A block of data
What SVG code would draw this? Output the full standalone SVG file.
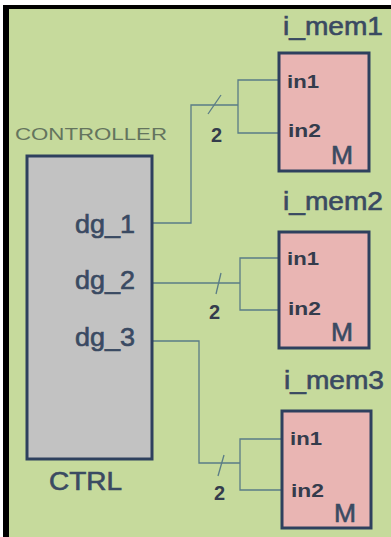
<svg xmlns="http://www.w3.org/2000/svg" width="391" height="537" viewBox="0 0 391 537">
<style>
.box{stroke:#2e405e;stroke-width:3}
.mem{fill:#e9b5b3}
.ctrl{fill:#c2c2c2}
.w{fill:none;stroke:#5a7c86;stroke-width:1.3}
.t{font-family:"Liberation Sans",Arial,sans-serif;fill:#3a4a62}
.pin{font-size:19px;font-weight:bold;fill:#343c4c}
.lbl{font-size:25px;stroke:#3a4a62;stroke-width:0.6}
.n{font-size:20px;font-weight:bold;fill:#343c4c}
</style>
<rect x="0" y="0" width="391" height="537" fill="#ffffff"/>
<rect x="3" y="5" width="388" height="532" fill="#000000"/>
<rect x="9" y="9" width="382" height="528" fill="#c6da9c"/>
<g id="connectors">
<polyline class="w" points="152,223 191,223 191,105 238,105"/>
<polyline class="w" points="279,80 238,80 238,133 279,133"/>
<line class="w" x1="208" y1="114" x2="221" y2="95"/>
<polyline class="w" points="152,283 240,283"/>
<polyline class="w" points="279,258 240,258 240,310 279,310"/>
<line class="w" x1="216" y1="294" x2="221" y2="273"/>
<polyline class="w" points="152,341 199,341 199,463 240,463"/>
<polyline class="w" points="282,439 240,439 240,490 282,490"/>
<line class="w" x1="218" y1="476" x2="224" y2="455"/>
<text class="t n" x="211" y="142">2</text>
<text class="t n" x="209" y="319">2</text>
<text class="t n" x="214" y="500">2</text>
</g>
<g id="controller">
<text class="t" x="15" y="140" font-size="16" textLength="152" lengthAdjust="spacingAndGlyphs" style="fill:#64745e">CONTROLLER</text>
<rect class="box ctrl" x="27" y="156" width="125" height="303"/>
<text class="t lbl" x="75" y="233" textLength="60" lengthAdjust="spacingAndGlyphs">dg_1</text>
<text class="t lbl" x="75" y="289" textLength="60" lengthAdjust="spacingAndGlyphs">dg_2</text>
<text class="t lbl" x="75" y="346" textLength="60" lengthAdjust="spacingAndGlyphs">dg_3</text>
<text class="t lbl" x="49" y="490" textLength="73" lengthAdjust="spacingAndGlyphs">CTRL</text>
</g>
<g id="i_mem1">
<text class="t lbl" x="283" y="35" textLength="100" lengthAdjust="spacingAndGlyphs">i_mem1</text>
<rect class="box mem" x="279" y="53" width="90" height="118"/>
<text class="t pin" x="287" y="88" textLength="32" lengthAdjust="spacingAndGlyphs">in1</text>
<text class="t pin" x="288" y="137" textLength="33" lengthAdjust="spacingAndGlyphs">in2</text>
<text class="t lbl" x="331" y="164" font-size="23" textLength="22" lengthAdjust="spacingAndGlyphs">M</text>
</g>
<g id="i_mem2">
<text class="t lbl" x="283" y="210" textLength="100" lengthAdjust="spacingAndGlyphs">i_mem2</text>
<rect class="box mem" x="279" y="232" width="90" height="116"/>
<text class="t pin" x="287" y="265" textLength="32" lengthAdjust="spacingAndGlyphs">in1</text>
<text class="t pin" x="288" y="315" textLength="33" lengthAdjust="spacingAndGlyphs">in2</text>
<text class="t lbl" x="331" y="341" font-size="23" textLength="22" lengthAdjust="spacingAndGlyphs">M</text>
</g>
<g id="i_mem3">
<text class="t lbl" x="284" y="389" textLength="100" lengthAdjust="spacingAndGlyphs">i_mem3</text>
<rect class="box mem" x="282" y="411" width="89" height="117"/>
<text class="t pin" x="290" y="445" textLength="32" lengthAdjust="spacingAndGlyphs">in1</text>
<text class="t pin" x="291" y="497" textLength="33" lengthAdjust="spacingAndGlyphs">in2</text>
<text class="t lbl" x="334" y="522" font-size="23" textLength="22" lengthAdjust="spacingAndGlyphs">M</text>
</g>
</svg>
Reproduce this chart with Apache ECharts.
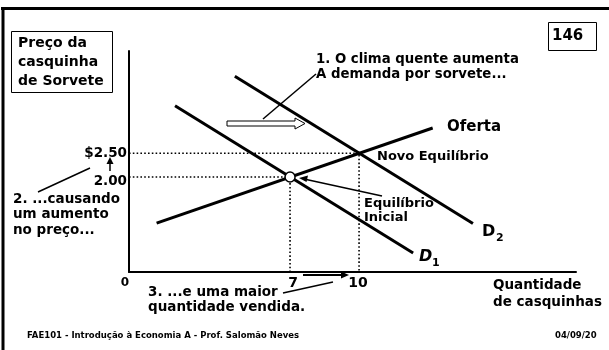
<!DOCTYPE html>
<html>
<head>
<meta charset="utf-8">
<script src="https://cdn.jsdelivr.net/npm/echarts@6/dist/echarts.min.js"></script>
<style>
  html, body { margin: 0; padding: 0; background: #fff; }
  #chart-container { width: 609px; height: 350px; }
</style>
</head>
<body>
<div id="chart-container"></div>
<script>
// curves: [quantity, price] end points
const oferta = [[1.2, 1.03], [13.2, 3.03]];
const demanda1 = [[2.0, 3.5], [12.35, 0.4]];
const demanda2 = [[4.6, 4.12], [14.95, 1.02]];
const equilibrioInicial = [7, 2.0];
const novoEquilibrio = [10, 2.5];
const xTicks = ['0', '7', '10'];
const yTicks = ['$2.50', '2.00'];

const FONT = '"DejaVu Sans", Verdana, sans-serif';
const bold = (s) => 'bold ' + s + 'px ' + FONT;

var dom = document.getElementById("chart-container");
var myChart = echarts.init(dom, null, { renderer: "canvas" });
var option;

// y = centre of the first line
function txt(text, x, y, size, opts) {
  opts = opts || {};
  const lh = opts.lh || size + 2;
  const n = text.split('\n').length;
  return {
    type: 'text',
    z: 10,
    style: {
      text: text, x: x, y: y + (n - 1) * lh / 2,
      font: (opts.italic ? 'italic ' : '') + bold(size),
      fill: '#000',
      textAlign: opts.align || 'left', align: opts.align || 'left',
      textVerticalAlign: 'middle', verticalAlign: 'middle',
      lineHeight: lh
    }
  };
}
function seg(x1, y1, x2, y2, w) {
  return { type: 'line', z: 10, shape: { x1: x1, y1: y1, x2: x2, y2: y2 },
    style: { stroke: '#000', lineWidth: w || 1.5 } };
}
function head(points) {
  return { type: 'polygon', z: 10, shape: { points: points }, style: { fill: '#000' } };
}

const dotted = { color: '#000', width: 1.6, type: [1.6, 2.2] };
const solid = { color: '#000', width: 3 };

option = {
  animation: false,
  backgroundColor: '#fff',
  grid: { left: 129, top: 51, right: 33, bottom: 78 },
  xAxis: {
    type: 'value', min: 0, max: 19.43,
    axisLine: { show: true, onZero: false, lineStyle: { color: '#000', width: 2 } },
    axisTick: { show: false }, axisLabel: { show: false }, splitLine: { show: false }
  },
  yAxis: {
    type: 'value', min: 0, max: 4.65,
    axisLine: { show: true, onZero: false, lineStyle: { color: '#000', width: 2 } },
    axisTick: { show: false }, axisLabel: { show: false }, splitLine: { show: false }
  },
  series: [
    { type: 'line', data: [[0, novoEquilibrio[1]], novoEquilibrio, [novoEquilibrio[0], 0]],
      symbol: 'none', lineStyle: dotted },
    { type: 'line', data: [[0, equilibrioInicial[1]], equilibrioInicial, [equilibrioInicial[0], 0]],
      symbol: 'none', lineStyle: dotted },
    { type: 'line', name: 'Oferta', data: oferta, symbol: 'none', lineStyle: solid },
    { type: 'line', name: 'D1', data: demanda1, symbol: 'none', lineStyle: solid },
    { type: 'line', name: 'D2', data: demanda2, symbol: 'none', lineStyle: solid },
    { type: 'scatter', data: [equilibrioInicial], symbolSize: 10, z: 5,
      itemStyle: { color: '#fff', borderColor: '#000', borderWidth: 1.5, opacity: 1 } }
  ],
  graphic: [
    // frame
    seg(1, 8.5, 609, 8.5, 3),
    seg(3, 7, 3, 350, 3),
    // boxes
    { type: 'rect', shape: { x: 11.5, y: 31.5, width: 101, height: 61 },
      style: { fill: 'none', stroke: '#000', lineWidth: 1 } },
    { type: 'rect', shape: { x: 548.5, y: 22.5, width: 48, height: 28 },
      style: { fill: 'none', stroke: '#000', lineWidth: 1 } },
    txt('Preço da\ncasquinha\nde Sorvete', 18, 43, 14, { lh: 19 }),
    txt('146', 552, 36, 15),
    txt('1. O clima quente aumenta\nA demanda por sorvete...', 316, 60, 13.3, { lh: 15 }),
    seg(263, 119, 316, 74, 1.5),
    // hollow shift arrow
    { type: 'polygon', z: 10,
      shape: { points: [[227, 121], [295, 121], [295, 118], [305, 123.5], [295, 129], [295, 126], [227, 126]] },
      style: { fill: '#fff', stroke: '#000', lineWidth: 1 } },
    txt('Oferta', 447, 127, 15),
    txt('Novo Equilíbrio', 377, 157, 13),
    txt(yTicks[0], 127, 153, 13.5, { align: 'right' }),
    txt(yTicks[1], 127, 181, 13.5, { align: 'right' }),
    seg(110, 171, 110, 162, 1.5),
    head([[110, 157], [106.5, 164], [113.5, 164]]),
    seg(38, 192, 90, 168, 1.5),
    txt('2. ...causando\num aumento\nno preço...', 13, 199, 13.5, { lh: 15.5 }),
    txt('Equilíbrio\nInicial', 364, 204, 13, { lh: 14 }),
    seg(382, 196, 304, 179, 1.5),
    head([[299, 178], [308, 175.5], [306.5, 182]]),
    txt('D', 482, 232, 16),
    txt('2', 496, 238, 11),
    txt('D', 419, 257, 16, { italic: true }),
    txt('1', 432, 263, 11),
    txt(xTicks[0], 125, 283, 12, { align: 'center' }),
    txt(xTicks[1], 293, 283, 14, { align: 'center' }),
    txt(xTicks[2], 358, 283, 14, { align: 'center' }),
    seg(303, 275, 342, 275, 2),
    head([[349, 275], [341, 271.5], [341, 278.5]]),
    seg(283, 293, 333, 282, 1.5),
    txt('3. ...e uma maior\nquantidade vendida.', 148, 292, 13.5, { lh: 15 }),
    txt('Quantidade\nde casquinhas', 493, 285, 13.5, { lh: 17 }),
    txt('FAE101 - Introdução à Economia A - Prof. Salomão Neves', 27, 336, 8.5),
    txt('04/09/20', 555, 336, 8.5)
  ]
};

if (option && typeof option === "object") {
  myChart.setOption(option);
}

window.addEventListener("resize", myChart.resize);
</script>
</body>
</html>
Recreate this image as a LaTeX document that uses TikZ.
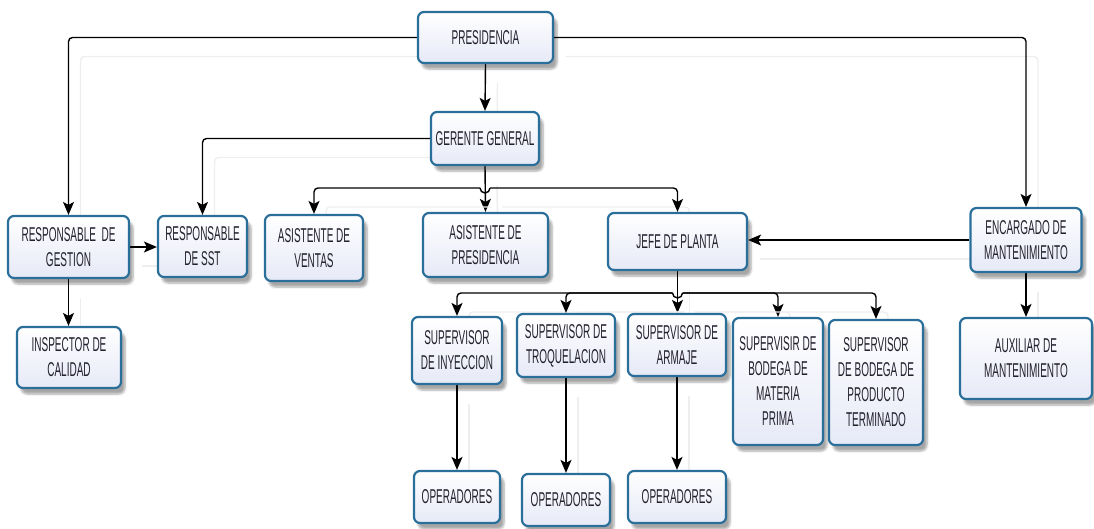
\documentclass[tikz,border=0pt]{standalone}
\usepackage{fontspec}
\setmainfont{Liberation Sans}[FakeStretch=0.5]
\usetikzlibrary{arrows.meta,shadows.blur,calc,backgrounds}
\definecolor{boxline}{HTML}{2A6E9A}
\definecolor{boxtop}{HTML}{FFFFFF}
\definecolor{boxbot}{HTML}{E6E9F7}
\definecolor{boxtext}{HTML}{23202E}
\definecolor{ghost}{HTML}{EEEEEE}
\begin{document}
\begin{tikzpicture}[x=1pt,y=-1pt,
  orgbox/.style={rectangle, rounded corners=6pt, draw=boxline, line width=2.2pt,
    top color=boxtop, bottom color=boxbot, text=boxtext, align=center,
    font=\fontsize{20}{25}\selectfont, inner sep=2pt,
    blur shadow={shadow xshift=4pt, shadow yshift=-6pt, shadow opacity=35, shadow blur steps=6}},
  conn/.style={line width=1.4pt, draw=black, rounded corners=4pt,
    -{Stealth[length=13pt,width=11pt,inset=3pt]},
    preaction={draw=ghost, line width=1.4pt, -, transform canvas={shift={(12,19)}}}},
]
\useasboundingbox (0,0) rectangle (1094,528);

% top levels
\node[orgbox, minimum width=135pt, minimum height=51pt] (pres) at (485.5,37.5) {PRESIDENCIA};
\node[orgbox, minimum width=108pt, minimum height=53pt] (ger) at (485,138.5) {GERENTE GENERAL};

% second row
\node[orgbox, minimum width=121pt, minimum height=62pt] (gest) at (68.5,247) {RESPONSABLE\ \ DE\\GESTION};
\node[orgbox, minimum width=89pt, minimum height=61pt] (sst) at (202.5,246.5) {RESPONSABLE\\DE SST};
\node[orgbox, minimum width=98pt, minimum height=66pt] (vent) at (314,248) {ASISTENTE DE\\VENTAS};
\node[orgbox, minimum width=125pt, minimum height=64pt] (asp) at (485.5,245) {ASISTENTE DE\\PRESIDENCIA};
\node[orgbox, minimum width=139pt, minimum height=57pt] (jefe) at (677.5,241.5) {JEFE DE PLANTA};
\node[orgbox, minimum width=111pt, minimum height=64pt] (enc) at (1026,240) {ENCARGADO DE\\MANTENIMIENTO};

% third row
\node[orgbox, minimum width=104pt, minimum height=61pt] (insp) at (69,357.5) {INSPECTOR DE\\CALIDAD};
\node[orgbox, minimum width=90pt, minimum height=67pt] (s1) at (457,350.5) {SUPERVISOR\\DE INYECCION};
\node[orgbox, minimum width=98pt, minimum height=63pt] (s2) at (566,345.5) {SUPERVISOR DE\\TROQUELACION};
\node[orgbox, minimum width=98pt, minimum height=62pt] (s3) at (677,345) {SUPERVISOR DE\\ARMAJE};
\node[orgbox, minimum width=90pt, minimum height=127pt] (s4) at (778,381.5) {SUPERVISIR DE\\BODEGA DE\\MATERIA\\PRIMA};
\node[orgbox, minimum width=94pt, minimum height=125pt] (s5) at (876,382.5) {SUPERVISOR\\DE BODEGA DE\\PRODUCTO\\TERMINADO};
\node[orgbox, minimum width=132pt, minimum height=81pt] (aux) at (1026,358.5) {AUXILIAR DE\\MANTENIMIENTO};

% operators
\node[orgbox, minimum width=86pt, minimum height=52pt] (op1) at (457,497) {OPERADORES};
\node[orgbox, minimum width=88pt, minimum height=52pt] (op2) at (566,500) {OPERADORES};
\node[orgbox, minimum width=98pt, minimum height=52pt] (op3) at (677,497) {OPERADORES};

\begin{scope}[on background layer]
% connectors from the top
\draw[conn] (pres.west) -| (gest.north);
\draw[conn] (pres.east) -| (enc.north);
\draw[conn] (pres.south) -- (ger.north);
\draw[conn] (ger.west) -| (sst.north);

% bus below GERENTE GENERAL
\coordinate (busA) at (ger.south |- 0,188);
\draw[conn] (ger.south) -- (asp.north);
\draw[conn] ($(busA)+(-5,0)$) -| (vent.north);
\draw[conn] ($(busA)+(5,0)$) -| (jefe.north);
\draw[line width=1.4pt] ($(busA)+(-5,0)$) arc[start angle=180, end angle=360, radius=5pt];

% side links
\draw[conn] (gest.east) -- (sst.west |- gest.east);
\draw[conn] (enc.west) -- (jefe.east |- enc.west);
\draw[conn] (enc.south) -- (aux.north);
\draw[conn] (gest.south) -- (gest.south |- insp.north);

% bus below JEFE DE PLANTA
\coordinate (busB) at (jefe.south |- 0,293);
\draw[conn] (jefe.south) -- (s3.north -| jefe.south);
\draw[conn] ($(busB)+(-5,0)$) -| (s1.north);
\draw[conn] ($(busB)+(-5,0)$) -| (s2.north);
\draw[conn] ($(busB)+(5,0)$) -| (s4.north);
\draw[conn] ($(busB)+(5,0)$) -| (s5.north);
\draw[line width=1.4pt] ($(busB)+(-5,0)$) arc[start angle=180, end angle=360, radius=5pt];

% operators
\draw[conn] (s1.south) -- (op1.north);
\draw[conn] (s2.south) -- (op2.north);
\draw[conn] (s3.south) -- (op3.north);
\end{scope}
\end{tikzpicture}
\end{document}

* [What is expected]
Transcribe, leaving out pictures, each line from the one containing "Recreate this image" through the one containing "minimum width=111pt, minimum".

* [Expected answer]
Recreate this image as a LaTeX document that uses TikZ.
\documentclass[tikz,border=0pt]{standalone}
\usepackage{fontspec}
\setmainfont{Liberation Sans}[FakeStretch=0.5]
\usetikzlibrary{arrows.meta,shadows.blur,calc,backgrounds}
\definecolor{boxline}{HTML}{2A6E9A}
\definecolor{boxtop}{HTML}{FFFFFF}
\definecolor{boxbot}{HTML}{E6E9F7}
\definecolor{boxtext}{HTML}{23202E}
\definecolor{ghost}{HTML}{EEEEEE}
\begin{document}
\begin{tikzpicture}[x=1pt,y=-1pt,
  orgbox/.style={rectangle, rounded corners=6pt, draw=boxline, line width=2.2pt,
    top color=boxtop, bottom color=boxbot, text=boxtext, align=center,
    font=\fontsize{20}{25}\selectfont, inner sep=2pt,
    blur shadow={shadow xshift=4pt, shadow yshift=-6pt, shadow opacity=35, shadow blur steps=6}},
  conn/.style={line width=1.4pt, draw=black, rounded corners=4pt,
    -{Stealth[length=13pt,width=11pt,inset=3pt]},
    preaction={draw=ghost, line width=1.4pt, -, transform canvas={shift={(12,19)}}}},
]
\useasboundingbox (0,0) rectangle (1094,528);

% top levels
\node[orgbox, minimum width=135pt, minimum height=51pt] (pres) at (485.5,37.5) {PRESIDENCIA};
\node[orgbox, minimum width=108pt, minimum height=53pt] (ger) at (485,138.5) {GERENTE GENERAL};

% second row
\node[orgbox, minimum width=121pt, minimum height=62pt] (gest) at (68.5,247) {RESPONSABLE\ \ DE\\GESTION};
\node[orgbox, minimum width=89pt, minimum height=61pt] (sst) at (202.5,246.5) {RESPONSABLE\\DE SST};
\node[orgbox, minimum width=98pt, minimum height=66pt] (vent) at (314,248) {ASISTENTE DE\\VENTAS};
\node[orgbox, minimum width=125pt, minimum height=64pt] (asp) at (485.5,245) {ASISTENTE DE\\PRESIDENCIA};
\node[orgbox, minimum width=139pt, minimum height=57pt] (jefe) at (677.5,241.5) {JEFE DE PLANTA};
\node[orgbox, minimum width=111pt, minimum height=64pt] (enc) at (1026,240) {ENCARGADO DE\\MANTENIMIENTO};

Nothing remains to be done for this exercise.